** EXERCISE INSTRUCTIONS **
Find the number of lines containing the string "What" in the data. Answer with the number by itself.

========

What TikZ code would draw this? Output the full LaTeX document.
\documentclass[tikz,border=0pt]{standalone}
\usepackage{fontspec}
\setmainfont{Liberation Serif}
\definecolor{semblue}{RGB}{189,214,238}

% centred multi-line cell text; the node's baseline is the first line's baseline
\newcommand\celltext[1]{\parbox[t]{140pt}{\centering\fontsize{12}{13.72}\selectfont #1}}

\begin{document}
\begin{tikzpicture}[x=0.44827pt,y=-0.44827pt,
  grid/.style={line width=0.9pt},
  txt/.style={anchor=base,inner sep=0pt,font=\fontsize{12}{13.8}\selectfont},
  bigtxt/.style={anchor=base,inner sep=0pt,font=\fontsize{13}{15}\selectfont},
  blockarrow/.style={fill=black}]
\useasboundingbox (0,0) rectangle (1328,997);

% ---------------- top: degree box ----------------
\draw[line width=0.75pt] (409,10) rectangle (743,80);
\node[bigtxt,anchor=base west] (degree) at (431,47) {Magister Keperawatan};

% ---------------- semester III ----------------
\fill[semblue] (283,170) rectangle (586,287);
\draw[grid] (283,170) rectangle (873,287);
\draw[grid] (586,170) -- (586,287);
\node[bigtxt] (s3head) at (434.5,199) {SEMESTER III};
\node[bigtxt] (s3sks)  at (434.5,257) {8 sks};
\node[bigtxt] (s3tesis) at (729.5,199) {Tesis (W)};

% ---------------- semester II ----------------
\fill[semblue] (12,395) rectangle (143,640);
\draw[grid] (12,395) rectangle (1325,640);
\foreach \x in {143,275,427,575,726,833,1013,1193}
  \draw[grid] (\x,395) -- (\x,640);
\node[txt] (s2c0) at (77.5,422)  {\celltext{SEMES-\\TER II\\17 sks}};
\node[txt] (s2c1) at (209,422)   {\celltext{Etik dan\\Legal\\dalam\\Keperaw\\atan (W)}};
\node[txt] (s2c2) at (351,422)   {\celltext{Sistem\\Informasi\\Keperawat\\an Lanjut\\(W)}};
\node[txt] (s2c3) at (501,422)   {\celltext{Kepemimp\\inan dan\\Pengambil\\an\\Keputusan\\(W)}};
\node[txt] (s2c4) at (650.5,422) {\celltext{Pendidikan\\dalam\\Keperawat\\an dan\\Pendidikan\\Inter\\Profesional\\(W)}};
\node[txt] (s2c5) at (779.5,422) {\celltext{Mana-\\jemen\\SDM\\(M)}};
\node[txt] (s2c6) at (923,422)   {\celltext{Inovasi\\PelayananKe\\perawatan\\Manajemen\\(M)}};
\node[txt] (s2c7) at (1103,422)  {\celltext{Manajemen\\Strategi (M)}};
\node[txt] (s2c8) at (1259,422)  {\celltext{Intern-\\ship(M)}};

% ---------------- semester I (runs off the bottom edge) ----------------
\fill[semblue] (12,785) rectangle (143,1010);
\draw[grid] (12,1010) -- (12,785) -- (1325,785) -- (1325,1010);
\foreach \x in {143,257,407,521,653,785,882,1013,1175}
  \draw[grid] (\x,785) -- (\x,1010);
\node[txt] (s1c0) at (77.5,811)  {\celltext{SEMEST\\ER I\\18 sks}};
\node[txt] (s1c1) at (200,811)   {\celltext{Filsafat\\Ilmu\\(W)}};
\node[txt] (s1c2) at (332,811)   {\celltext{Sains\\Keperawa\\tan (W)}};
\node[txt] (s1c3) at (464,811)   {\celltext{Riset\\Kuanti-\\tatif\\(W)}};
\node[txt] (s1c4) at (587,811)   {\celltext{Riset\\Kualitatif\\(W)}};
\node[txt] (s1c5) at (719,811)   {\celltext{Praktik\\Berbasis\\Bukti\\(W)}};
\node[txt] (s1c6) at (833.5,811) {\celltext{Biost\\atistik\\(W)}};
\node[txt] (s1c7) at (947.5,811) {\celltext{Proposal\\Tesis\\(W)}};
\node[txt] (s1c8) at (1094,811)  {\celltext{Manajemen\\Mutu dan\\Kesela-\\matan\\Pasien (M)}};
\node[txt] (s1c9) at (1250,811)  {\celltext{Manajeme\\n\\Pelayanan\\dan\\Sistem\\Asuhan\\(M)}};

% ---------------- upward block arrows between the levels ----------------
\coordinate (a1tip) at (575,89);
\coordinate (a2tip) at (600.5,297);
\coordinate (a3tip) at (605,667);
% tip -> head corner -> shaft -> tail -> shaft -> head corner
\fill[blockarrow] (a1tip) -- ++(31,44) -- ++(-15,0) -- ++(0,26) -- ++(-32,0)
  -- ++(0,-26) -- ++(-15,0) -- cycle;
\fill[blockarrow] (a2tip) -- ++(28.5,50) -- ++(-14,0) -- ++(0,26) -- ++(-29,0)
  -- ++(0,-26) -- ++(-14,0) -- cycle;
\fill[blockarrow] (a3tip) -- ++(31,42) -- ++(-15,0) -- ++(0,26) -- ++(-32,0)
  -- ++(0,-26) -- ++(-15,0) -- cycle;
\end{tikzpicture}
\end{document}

========

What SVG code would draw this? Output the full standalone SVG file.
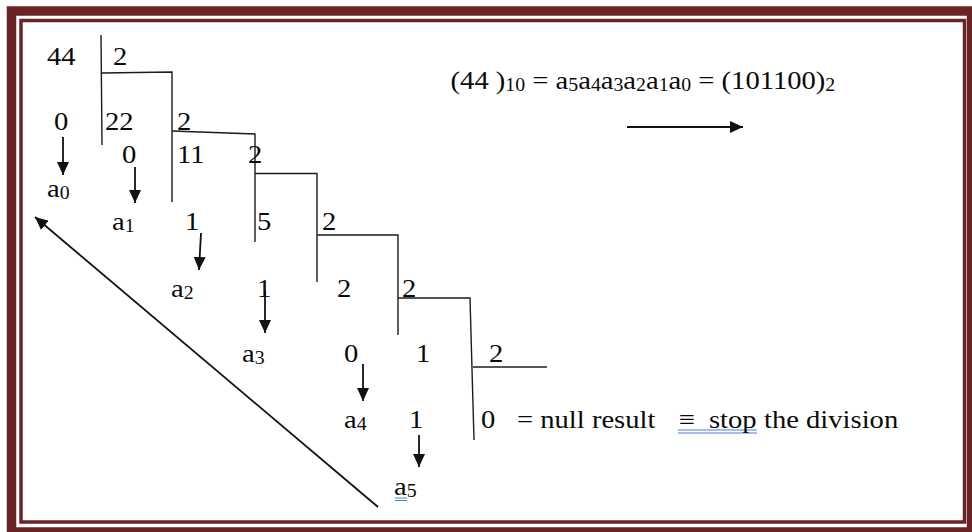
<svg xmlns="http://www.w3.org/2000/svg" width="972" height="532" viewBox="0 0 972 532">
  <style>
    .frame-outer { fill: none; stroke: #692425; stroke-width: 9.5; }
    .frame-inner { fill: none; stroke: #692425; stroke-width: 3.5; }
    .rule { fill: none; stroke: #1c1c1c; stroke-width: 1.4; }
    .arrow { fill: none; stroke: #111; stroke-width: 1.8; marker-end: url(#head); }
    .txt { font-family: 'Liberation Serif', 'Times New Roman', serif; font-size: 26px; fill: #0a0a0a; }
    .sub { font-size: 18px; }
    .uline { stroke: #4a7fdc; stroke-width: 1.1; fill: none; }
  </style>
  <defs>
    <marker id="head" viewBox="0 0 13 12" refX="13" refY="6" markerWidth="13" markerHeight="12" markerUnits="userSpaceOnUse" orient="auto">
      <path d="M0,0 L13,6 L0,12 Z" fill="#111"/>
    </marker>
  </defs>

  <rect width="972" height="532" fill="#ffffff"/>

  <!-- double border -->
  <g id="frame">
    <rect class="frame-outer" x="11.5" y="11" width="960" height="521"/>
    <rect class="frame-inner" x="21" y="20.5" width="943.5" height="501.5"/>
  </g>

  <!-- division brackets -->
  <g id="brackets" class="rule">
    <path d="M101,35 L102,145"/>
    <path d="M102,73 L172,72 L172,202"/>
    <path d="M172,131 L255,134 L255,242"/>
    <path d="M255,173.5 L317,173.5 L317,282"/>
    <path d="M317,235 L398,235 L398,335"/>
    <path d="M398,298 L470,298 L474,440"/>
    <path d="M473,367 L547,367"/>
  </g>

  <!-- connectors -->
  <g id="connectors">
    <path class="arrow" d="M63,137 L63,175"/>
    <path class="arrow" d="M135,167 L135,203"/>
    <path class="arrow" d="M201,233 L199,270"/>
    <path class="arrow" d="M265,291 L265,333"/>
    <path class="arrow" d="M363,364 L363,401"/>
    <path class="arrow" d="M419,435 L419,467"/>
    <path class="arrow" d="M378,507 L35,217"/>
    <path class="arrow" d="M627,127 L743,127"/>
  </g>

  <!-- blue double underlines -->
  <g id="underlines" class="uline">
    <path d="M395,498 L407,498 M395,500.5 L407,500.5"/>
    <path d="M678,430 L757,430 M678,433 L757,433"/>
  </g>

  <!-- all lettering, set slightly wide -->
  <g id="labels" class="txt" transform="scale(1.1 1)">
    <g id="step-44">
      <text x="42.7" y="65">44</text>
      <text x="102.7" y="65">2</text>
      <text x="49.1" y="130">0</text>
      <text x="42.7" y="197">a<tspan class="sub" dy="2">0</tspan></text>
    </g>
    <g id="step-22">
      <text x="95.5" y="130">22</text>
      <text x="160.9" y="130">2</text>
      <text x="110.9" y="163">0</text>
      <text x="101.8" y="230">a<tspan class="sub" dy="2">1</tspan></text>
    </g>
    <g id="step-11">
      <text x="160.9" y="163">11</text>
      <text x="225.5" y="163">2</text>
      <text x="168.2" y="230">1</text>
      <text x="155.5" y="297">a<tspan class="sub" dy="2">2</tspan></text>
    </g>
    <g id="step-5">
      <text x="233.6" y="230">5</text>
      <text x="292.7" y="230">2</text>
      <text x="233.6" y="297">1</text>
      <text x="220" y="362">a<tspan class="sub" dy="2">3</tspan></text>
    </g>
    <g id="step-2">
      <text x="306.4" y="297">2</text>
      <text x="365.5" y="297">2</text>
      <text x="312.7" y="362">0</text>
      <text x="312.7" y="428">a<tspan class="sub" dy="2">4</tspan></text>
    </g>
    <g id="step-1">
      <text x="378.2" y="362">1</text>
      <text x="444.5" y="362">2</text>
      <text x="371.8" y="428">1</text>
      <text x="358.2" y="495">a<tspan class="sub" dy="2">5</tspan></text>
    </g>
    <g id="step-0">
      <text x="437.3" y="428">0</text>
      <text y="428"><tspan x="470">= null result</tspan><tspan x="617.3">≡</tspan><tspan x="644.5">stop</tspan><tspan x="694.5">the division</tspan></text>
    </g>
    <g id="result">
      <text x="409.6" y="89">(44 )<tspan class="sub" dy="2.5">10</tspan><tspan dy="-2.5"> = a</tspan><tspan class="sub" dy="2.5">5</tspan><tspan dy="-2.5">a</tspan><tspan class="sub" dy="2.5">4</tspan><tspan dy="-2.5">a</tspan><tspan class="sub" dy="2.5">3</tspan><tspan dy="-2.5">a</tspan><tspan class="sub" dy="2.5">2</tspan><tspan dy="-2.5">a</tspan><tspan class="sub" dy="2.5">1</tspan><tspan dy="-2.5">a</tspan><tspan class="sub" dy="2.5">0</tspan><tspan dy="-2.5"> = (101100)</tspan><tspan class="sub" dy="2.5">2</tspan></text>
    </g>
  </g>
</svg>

========

** WORKED ANSWER **
2